In the first film, Robert Ginty worked so well because he was an emotional blank slate, numbed by PTSD, just goin' through the motions of murder and mayhem. Here, they have him playing this good-hearted, happy-go-lucky dude who's cracking jokes, gettin' romantic and trying to teach his crippled girlfriend to walk again. As a result, there is absolutely NO connection with the guy who spends his nights flame-throwering punks in alleyways - literally so in fact, as most of those scenes seem to have been filmed with stuntmen in welding masks standing in for him. Only Cannon in the mid '80s could hire a stone faced, tough guy leading man, then have him awkwardly play through a load of emotive character scenes, whilst they double him for all the action! Absolute madness.
Still plenty of entertainment value and crazy, wrong-headed ideas here of course (random contortionist break-dancing was a highlight), but of a variety which is probably best appreciated when you're on the right/wrong side of at least eight cans of beer, I would suggest.
Incidentally, the interview on the blu-ray with writer/co-director William Sachs is great.

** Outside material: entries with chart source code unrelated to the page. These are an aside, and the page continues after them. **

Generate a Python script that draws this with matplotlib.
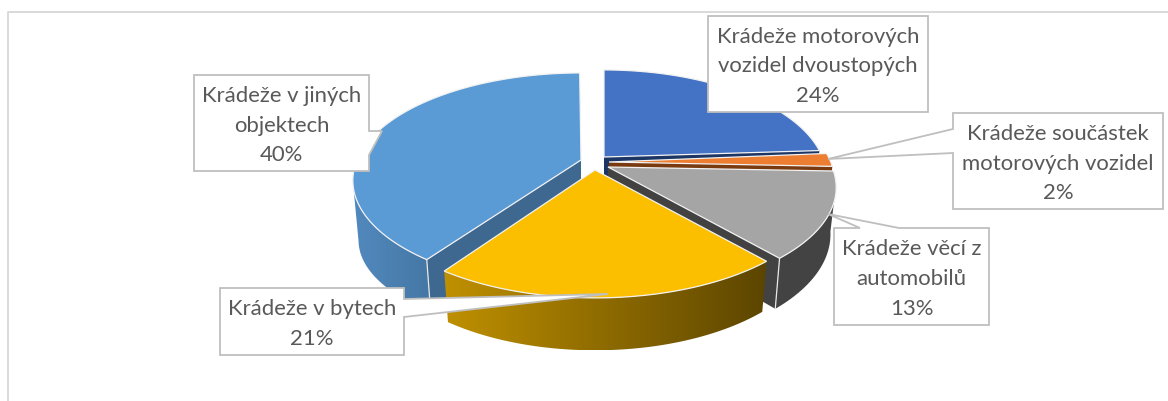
import numpy as np
import matplotlib
matplotlib.use("Agg")
import matplotlib.pyplot as plt
from matplotlib.patches import Polygon
from matplotlib.colors import LinearSegmentedColormap

categories = ["Krádeže motorových\nvozidel dvoustopých",
              "Krádeže součástek\nmotorových vozidel",
              "Krádeže věcí z\nautomobilů",
              "Krádeže v bytech",
              "Krádeže v jiných\nobjektech"]
values = [24, 2, 13, 21, 40]

top_colors = ["#4472C4", "#ED7D31", "#A5A5A5", "#FBBF00", "#5B9BD5"]
cut_colors = ["#1C3563", "#7A3A10", "#424242", "#7A5C00", "#3E688F"]
apexes = [(604, 157), (609, 162), (608, 167), (595, 170), (581, 160)]
# wall height, vertical scale of the lower rim, rotation and width per slice
depths = [55, 55, 46, 46, 62]
yscales = [0.975, 0.975, 1.05, 1.05, 0.9]
rotations = [0.0, -1.2, -1.4, -1.4, -0.4]
xscales = [0.975, 0.99, 1.0, 1.0, 1.0]
boxes = [(708, 16, 928, 112), (953, 113, 1163, 209), (834, 228, 989, 325),
         (220, 288, 404, 355), (194, 75, 369, 171)]
pointers = [None,
            ((953, 129), (828, 159), (953, 153)),
            ((899, 228), (828, 214), (860, 228)),
            ((404, 299), (608, 294), (404, 317)),
            ((369, 131), (382, 131), (369, 155))]
box_sides = [None, "left", "top", "right", "right"]

A, B, K = 224.0, 103.6, 0.19
SHRINK = 0.975
TEXT = "#595959"
EDGE = "#BFBFBF"

plt.rcParams["font.family"] = ["Lato", "DejaVu Sans"]
fig = plt.figure(figsize=(11.68, 4.01), dpi=100)
ax = fig.add_axes([0, 0, 1, 1])
ax.set_xlim(0, 1168)
ax.set_ylim(401, 0)
ax.axis("off")

ax.plot([8, 8, 1168], [401, 12, 12], color="#D9D9D9", lw=1.4, zorder=1)


def rim(i, deg, bottom=False):
    apex = apexes[i]
    t = np.radians(np.asarray(deg, dtype=float) + rotations[i])
    u, v = np.sin(t), -np.cos(t)
    w = 1 - K * v
    x, y = A * xscales[i] * u / w, B * v / w
    if bottom:
        return np.column_stack([apex[0] + SHRINK * x, apex[1] + depths[i] + yscales[i] * y])
    return np.column_stack([apex[0] + x, apex[1] + y])


def gradient_fill(pts, c0, c1, z):
    cmap = LinearSegmentedColormap.from_list("g", [c0, c1])
    poly = Polygon(pts, closed=True, fc="none", ec="none", zorder=z)
    ax.add_patch(poly)
    x0, x1 = pts[:, 0].min(), pts[:, 0].max()
    y0, y1 = pts[:, 1].min(), pts[:, 1].max()
    im = ax.imshow(np.linspace(0, 1, 256)[None, :], cmap=cmap, extent=(x0, x1, y1, y0),
                   aspect="auto", zorder=z, interpolation="bilinear")
    im.set_clip_path(poly)


edges = np.concatenate([[0], np.cumsum(values)]) * 3.6
order = [0, 1, 2, 4, 3]
rim_styles = {2: ("#434343", "#434343"), 3: ("#BF9000", "#5C4500"), 4: ("#5289BE", "#4477A4")}
# the rim is visible only up to the silhouette of the ellipse
rim_spans = {2: (101, None), 3: (None, None), 4: (None, 259)}

z = 2
for i in order:
    a0, a1 = edges[i], edges[i + 1]
    ap = apexes[i]
    degs = np.linspace(a0, a1, 120)
    cut_angle = a1 if i in (0, 1, 2) else a0 if i == 4 else None
    if cut_angle is not None:
        p_top = rim(i, [cut_angle])[0]
        p_bot = rim(i, [cut_angle], True)[0]
        ax.add_patch(Polygon([ap, p_top, p_bot, (ap[0], ap[1] + depths[i])], closed=True,
                             fc=cut_colors[i], ec="none", zorder=z))
        z += 1
    if i in rim_styles:
        s0, s1 = rim_spans[i]
        d = np.linspace(a0 if s0 is None else s0, a1 if s1 is None else s1, 120)
        pts = np.vstack([rim(i, d), rim(i, d, True)[::-1]])
        gradient_fill(pts, *rim_styles[i], z)
        z += 1
    if cut_angle is not None and i in rim_styles:
        p_top = rim(i, [cut_angle])[0]
        p_bot = rim(i, [cut_angle], True)[0]
        ax.plot([p_top[0], p_bot[0]], [p_top[1], p_bot[1]], color="#E8E8E8", lw=0.9, zorder=z)
        z += 1
    top = np.vstack([[ap], rim(i, degs)])
    ax.add_patch(Polygon(top, closed=True, fc=top_colors[i], ec="#F2F2F2", lw=0.9,
                         joinstyle="miter", zorder=z))
    z += 1

for name, val, box, ptr, side in zip(categories, values, boxes, pointers, box_sides):
    x0, y0, x1, y1 = box
    if ptr is None:
        outline = [(x0, y0), (x1, y0), (x1, y1), (x0, y1)]
    elif side == "right":
        outline = [(x0, y0), (x1, y0), *ptr, (x1, y1), (x0, y1)]
    elif side == "left":
        outline = [(x0, y0), (x1, y0), (x1, y1), (x0, y1), *ptr[::-1]]
    else:
        outline = [(x0, y0), ptr[2], ptr[1], ptr[0], (x1, y0), (x1, y1), (x0, y1)]
    ax.add_patch(Polygon(outline, closed=True, fc="white", ec=EDGE, lw=1.3,
                         joinstyle="miter", zorder=50))
    ax.text((x0 + x1) / 2, (y0 + y1) / 2 + 2.5, f"{name}\n{val}%", ha="center", va="center",
            ma="center", color=TEXT, fontsize=15.9, linespacing=1.6, zorder=51)

ax.set_xlim(0, 1168)
ax.set_ylim(401, 0)
fig.savefig("out.png", dpi=100, facecolor="white")
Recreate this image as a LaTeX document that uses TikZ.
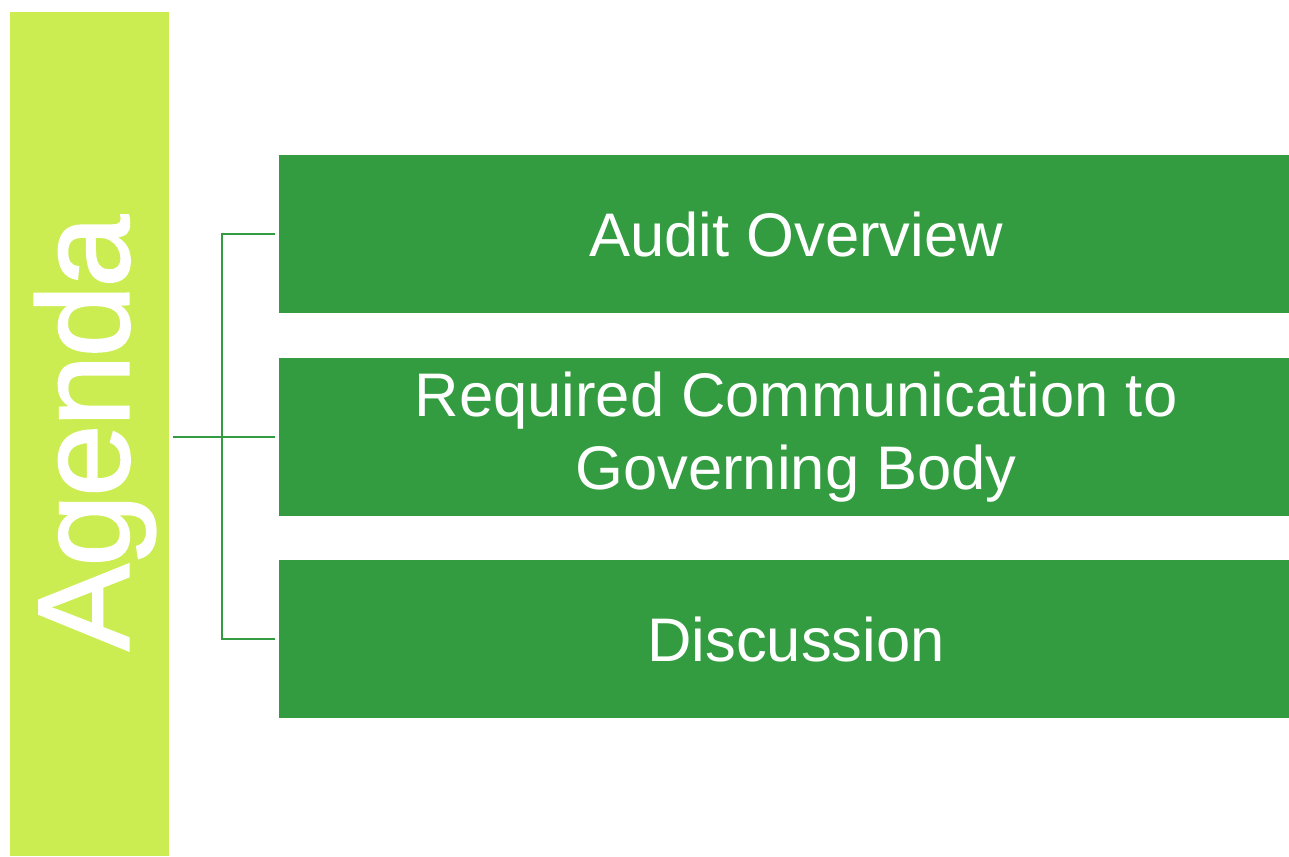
\documentclass[tikz,border=0pt]{standalone}
\usepackage{fontspec}
\setmainfont{Liberation Sans}
\newfontfamily\agendafont[FakeBold=1.5,LetterSpace=-2]{Liberation Sans}
\usetikzlibrary{positioning}

\definecolor{limebar}{HTML}{CBED52}
\definecolor{itemgreen}{HTML}{339C40}

\tikzset{
  itembox/.style={fill=itemgreen,text=white,minimum width=10.34cm,minimum height=1.58cm,
    inner sep=0pt,anchor=west,align=center,font=\fontsize{17.5}{21}\selectfont},
  branch/.style={draw=itemgreen,line width=0.6pt,shorten >=0.03cm}
}

\begin{document}
\begin{tikzpicture}[x=0.01cm,y=-0.01cm]

\useasboundingbox (0,0) rectangle (1289,856);
\clip (0,0) rectangle (1289,856);

\node[fill=limebar,minimum width=1.59cm,minimum height=8.44cm,inner sep=0pt] (bar) at (89.5,434) {};
\node[text=white,rotate=90,inner sep=0pt,
  font=\agendafont\fontsize{37}{40}\selectfont] (agenda) at (95,433) {Agenda};

\node[itembox] (audit) at (278,234) {Audit Overview};
\node[itembox] (comm) at (278,437) {Required Communication to\\Governing Body};
\node[itembox] (disc) at (278,639) {Discussion};

\coordinate (hub) at (222,437);

\draw[itemgreen,line width=0.6pt,shorten <=0.03cm] (bar.east |- hub) -- (hub);
\draw[branch] (hub) |- (audit.west);
\draw[branch] (hub) -- (comm.west);
\draw[branch] (hub) |- (disc.west);

\end{tikzpicture}
\end{document}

He seems like a real character. Lots of fun stories about working as an all purpose 'fixer' for Cannon, and his breakdown of the reasons 'Exterminator II' went so far off the rails (an indecisive/inexperienced director whose rich dad bought the franchise for him, additional shooting which the principal cast members refused to turn up for because they weren't getting paid enough) seems entirely plausible.